Golden Dome Trump: Sulit Diwujudkan di AS

keapgray.com – WASHINGTON – Potensi ancaman dari hulu ledak yang jatuh dari luar atmosfer Bumi, rudal jelajah hipersonik yang menghantam infrastruktur penting, hingga ledakan nuklir di langit, menjadi skenario mengerikan yang menurut para ahli dapat terjadi jika sistem pertahanan Amerika Serikat yang ada saat ini tetap kuno dan terbatas. Ancaman-ancaman berteknologi tinggi ini memiliki potensi untuk melumpuhkan negara, bahkan dengan satu ledakan nuklir kecil sekalipun yang dapat menciptakan denyut elektromagnetik (EMP).

William Fortschen, seorang penulis dan peneliti senjata di Montreat College di North Carolina, menjelaskan dampak EMP yang mengerikan. Menurutnya, ledakan EMP yang terjadi ratusan mil di atas daratan Amerika dapat menyebabkan pesawat jatuh dari langit, serta melumpuhkan segala bentuk perangkat elektronik mulai dari gawai hingga sistem air. “Kita tidak akan kembali ke 100 tahun yang lalu. Kita akan kehilangan semuanya, dan kita tidak tahu bagaimana membangunnya kembali. Itu sama saja dengan kita kembali ke 1.000 tahun yang lalu dan harus memulai dari awal,” tegas Fortschen kepada BBC.

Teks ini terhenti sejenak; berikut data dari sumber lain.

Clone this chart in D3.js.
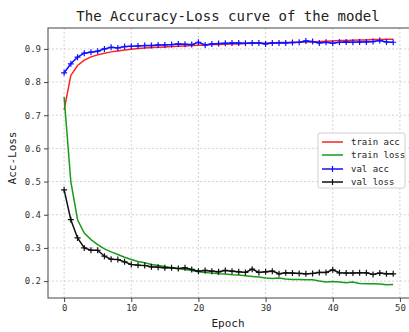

Menanggapi ancaman hipotetis namun sangat mungkin terjadi ini, Presiden AS Donald Trump telah mengarahkan perhatiannya pada pengembangan sistem pertahanan rudal “generasi berikutnya” yang disebut Golden Dome.

Namun, merealisasikan sistem pertahanan seperti Golden Dome bukanlah perkara mudah. Sebagian besar ahli setuju bahwa pembangunan sistem semacam itu memang diperlukan, tetapi biaya yang sangat besar dan kompleksitas logistik yang melekat akan menjadi tantangan besar bagi misi Trump untuk memperkuat pertahanan rudal Amerika. Perintah eksekutif yang menyerukan penciptaan apa yang awalnya disebut “Iron Dome for America” mencatat bahwa ancaman senjata generasi berikutnya telah “menjadi lebih intens dan kompleks” dari waktu ke waktu, skenario yang berpotensi “menghancurkan” bagi AS.

Patrycja Bazylczyk, pakar pertahanan rudal di Pusat Studi Strategis dan Internasional (CSIS) yang berkantor pusat di Washington DC, menjelaskan bahwa sistem pertahanan yang ada saat ini dirancang untuk menghadapi rudal balistik antarbenua (ICBM) seperti yang digunakan oleh Korea Utara. Namun, negara-negara adidaya seperti Rusia dan China telah berinvestasi dalam teknologi baru yang tidak hanya mampu menyerang negara tetangga, tetapi juga musuh yang berada di seberang lautan. Di antara ancaman yang diidentifikasi secara publik oleh pejabat pertahanan AS adalah senjata hipersonik yang mampu bergerak lebih cepat dari kecepatan suara, serta sistem pemboman orbital fraksional (FOB) yang dapat melepaskan hulu ledak dari luar angkasa. Masing-masing ancaman ini, bahkan dalam jumlah terbatas, sangat mematikan.

“Kubah Emas mengarahkan kembali kebijakan pertahanan rudal kita ke pesaing kekuatan besar kita,” kata Bazylczyk. “Musuh kita berinvestasi dalam kemampuan serangan jarak jauh, termasuk hal-hal yang bukan rudal biasa yang telah kita hadapi selama bertahun-tahun.”

Hingga saat ini, Gedung Putih dan pejabat pertahanan belum memberikan rincian konkret mengenai bentuk pasti dari Kubah Emas, yang masih dalam tahap konseptual. Berbicara bersama Trump di Ruang Oval pada 20 Mei lalu, Menteri Pertahanan Pete Hegseth hanya menyatakan bahwa sistem tersebut akan memiliki beberapa lapisan “di daratan, lautan, dan angkasa, termasuk sensor dan pencegat berbasis angkasa.” Trump menambahkan bahwa sistem ini akan mampu mencegat rudal “bahkan jika diluncurkan dari belahan dunia lain, dan bahkan jika diluncurkan di angkasa,” dengan berbagai aspek program yang berbasis di lokasi sejauh Florida, Indiana, dan Alaska.